This repository contains a computer vision model along with a containerized restful API (FastAPI) for serving streaming detections of vessels in near real time. See docs/openapi.json for the API specification. This model was built for Skylight, a product of AI2 that supports maritime transparency through actionable intelligence in order to help protect our oceans.
Note that the model and API are designed to run in resource constrained environments. The hardware requirements are a CPU and at least 4 GB of RAM. Note that a GPU is not needed including for fast inference. Results are returned in under a second if you are not uploading/downloading from the cloud.
- Python 3.10
- Docker: https://docs.docker.com/get-docker/
- Docker Compose: https://docs.docker.com/compose/install/ (note that Docker compose may already be installed depending on how you installed docker)
- git-lfs: https://git-lfs.com/ Test files used for development are stored on GitHub with git-lfs. Tu run the tests (pytest), please install git-lfs and retrieve the files in test_files with git-lfs.
Pull the latest package from GitHub
docker pull ghcr.io/allenai/vessel-detection-viirs:sha-d345c61
Once the package is downloaded, start the service with:
docker run -d -p 5555:5555 -v ABS_PATH_TO_REPO/tests/test_files:/test_files/ ghcr.io/allenai/vessel-detection-viirs:latest
Test the service by executing the example request in example/sample_request.py
python3 -m venv .venv
source .venv/bin/activate
pip install -r requirements/requirements-inference.txt
python example/sample_request.py
docker compose up
The service will now be running on port 5555 (verify with docker ps -a
).

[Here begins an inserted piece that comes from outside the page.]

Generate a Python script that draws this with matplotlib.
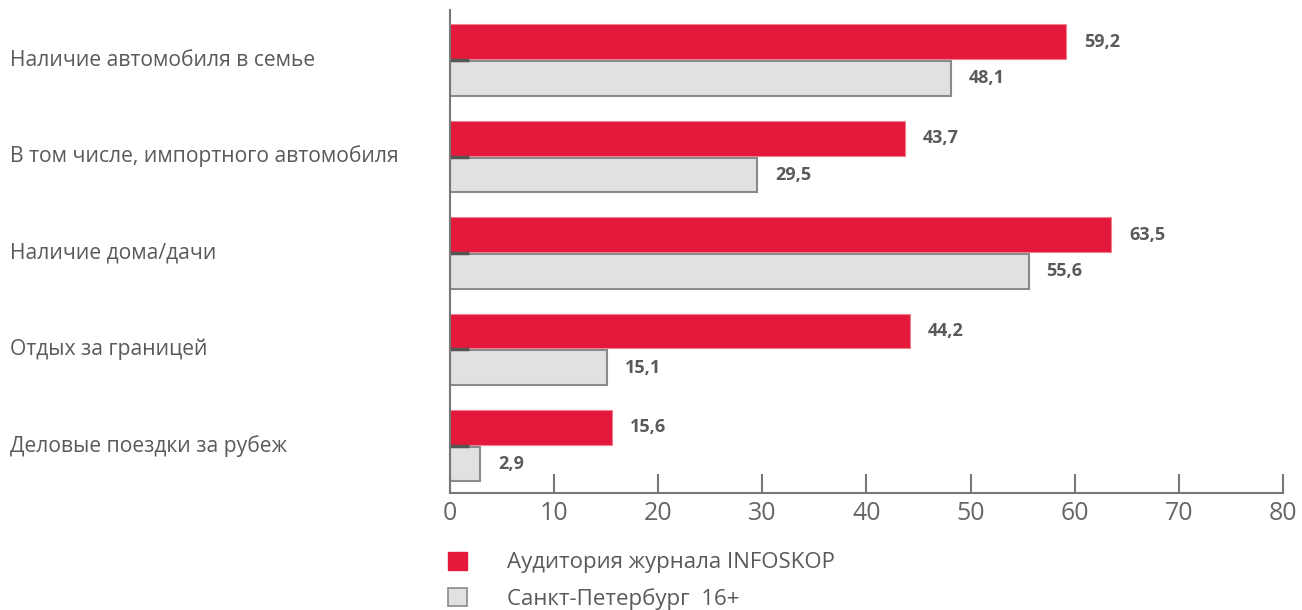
import matplotlib.pyplot as plt
from matplotlib.patches import Patch
import numpy as np

plt.rcParams['font.family'] = ['Open Sans', 'DejaVu Sans']

categories = [
    "Наличие автомобиля в семье",
    "В том числе, импортного автомобиля",
    "Наличие дома/дачи",
    "Отдых за границей",
    "Деловые поездки за рубеж",
]
infoskop = [59.2, 43.7, 63.5, 44.2, 15.6]
spb = [48.1, 29.5, 55.6, 15.1, 2.9]
series_names = ["Аудитория журнала INFOSKOP", "Санкт-Петербург  16+"]

red = "#e3183a"
gray_fill = "#e1e1e4"
gray_edge = "#8a8a8a"
text_col = "#5a5a5a"

fig = plt.figure(figsize=(13.02, 6.10), dpi=100)
ax = fig.add_axes([0.3456, 0.1918, 0.6398, 0.7918])

y = np.arange(len(categories))
h = 0.36
off = 0.19
ax.barh(y - off, infoskop, height=h, color=red, edgecolor="#f08090", linewidth=0.8)
ax.barh(y + off, spb, height=h, color=gray_fill, edgecolor=gray_edge, linewidth=1.5)

for yi, v in zip(y, infoskop):
    ax.text(v + 1.7, yi - off, f"{v:.1f}".replace(".", ","), va="center", ha="left",
            fontsize=13, fontweight="bold", color=text_col)
for yi, v in zip(y, spb):
    ax.text(v + 1.7, yi + off, f"{v:.1f}".replace(".", ","), va="center", ha="left",
            fontsize=13, fontweight="bold", color=text_col)

ax.set_xlim(0, 80)
ax.set_ylim(4.49, -0.52)
ax.set_xticks(range(0, 81, 10))
ax.tick_params(axis="x", direction="in", length=14, width=1.5, color="#777777",
               labelsize=18, labelcolor="#666666", pad=6)
ax.set_yticks(y)
ax.set_yticklabels([])
ax.tick_params(axis="y", direction="in", length=14, width=2.5, color="#555555")

for s in ["top", "right"]:
    ax.spines[s].set_visible(False)
for s in ["left", "bottom"]:
    ax.spines[s].set_color("#777777")
    ax.spines[s].set_linewidth(1.5)

for yi, cat in zip(y, categories):
    ax.text(0.0077, ax.transData.transform((0, yi))[1] / fig.bbox.height, cat,
            transform=fig.transFigure, ha="left", va="center", fontsize=15.2, color=text_col)

handles = [Patch(facecolor=red, edgecolor=red),
           Patch(facecolor=gray_fill, edgecolor=gray_edge, linewidth=1.2)]
fig.legend(handles, series_names, loc="upper left", bbox_to_anchor=(0.329, 0.128),
           frameon=False, fontsize=16, labelcolor=text_col, handlelength=0.85,
           handleheight=0.85, handletextpad=1.8, labelspacing=0.65)

fig.savefig("out.png", dpi=100)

You may override the port number (default=5555) by passing in your preferred port in the docker run command as an environment variable e.g. -e VVD_PORT=PORT
. Set that environment variable in your shell as well in order to use the example requests.
To query the API with an example request, install requirements/requirements-inference.txt
on the host.
python3 -m venv .venv
source .venv/bin/activate
pip install -r requirements/requirements-inference.txt
Note that the sample request depends on sample data that is stored on GitHub in example/*.nc
Start the service with that directory available in the container. E.g.
docker run -d -p 5555:5555 -v ABS_PATH_TO_REPO/example:/example/ ghcr.io/allenai/vessel-detection-viirs:latest
$ python examples/sample_request.py
Unit and integration tests (see tests/) are run as part of CICD via GitHub actions. Note that to run the tests, it is required to download the test files which are stored on GitHub via git-lfs. To manually run these tests (after installing git-lfs and downloading the files stored in tests/test_files/), execute:
$ pytest tests -vv
Test files are stored on GitHub (test/test_files/) using git-lfs (retrieve these files via git lfs fetch
). Since these are large files they are excluded from the inference docker container.
There are many parameters that can be modified to control precision and recall and tune the model to other desired use cases. See src/config/config.yml for the parameters that can be modified and how to do so.
- Real-time latency is measured from the time that the light is emitted by a vessel and when we ultimately show the detected vessel to our users. In our plaftorm, we obvserve an average latency of 2 hours from a ship emitting light to when we surface that data to our users. The latency is determined primarily by the time required to downlink the data to NASA's servers. Our processing time is < 1 second.
- NASA for making the raw satellite data freely accessible from earthdata
- NOAA and NASA for launching and maintaining the satellites (Suomi-NPP, NOAA-20, NOAA-21).
- Defense Innovation Unit for funding this work
- SSEC for VIIRS Level 2 cloud and aerosol products
- Earth Observation Group for extensive research on VIIRS and their prior work on vessel detection.
We are grateful for your feedback and contributions are appreciated. Please see CONTRIBUTING.md for details on contributing.
While we do our best to ensure high precision and recall across the planet every night, the model does not get everything right. The largest source of error occurs around full moons due to the interaction of moonlight and clouds. We control for that source of error by measuring the background glow of clouds and only surfacing detections that are not underneath clouds and above the background glow of clouds. This conditional processing only occurs on and around full moons (+/- 2 days).
Note that the repository only contains the model and service to create streaming vessel detections from raw VIIRS data. There are tools within this repository to download the raw data from NASA's servers but this application does not do so automatically. To create a fully automated streaming service of vessel detections, one would need to add logic to poll NASA's servers, copy new data, and inference that data (using this service).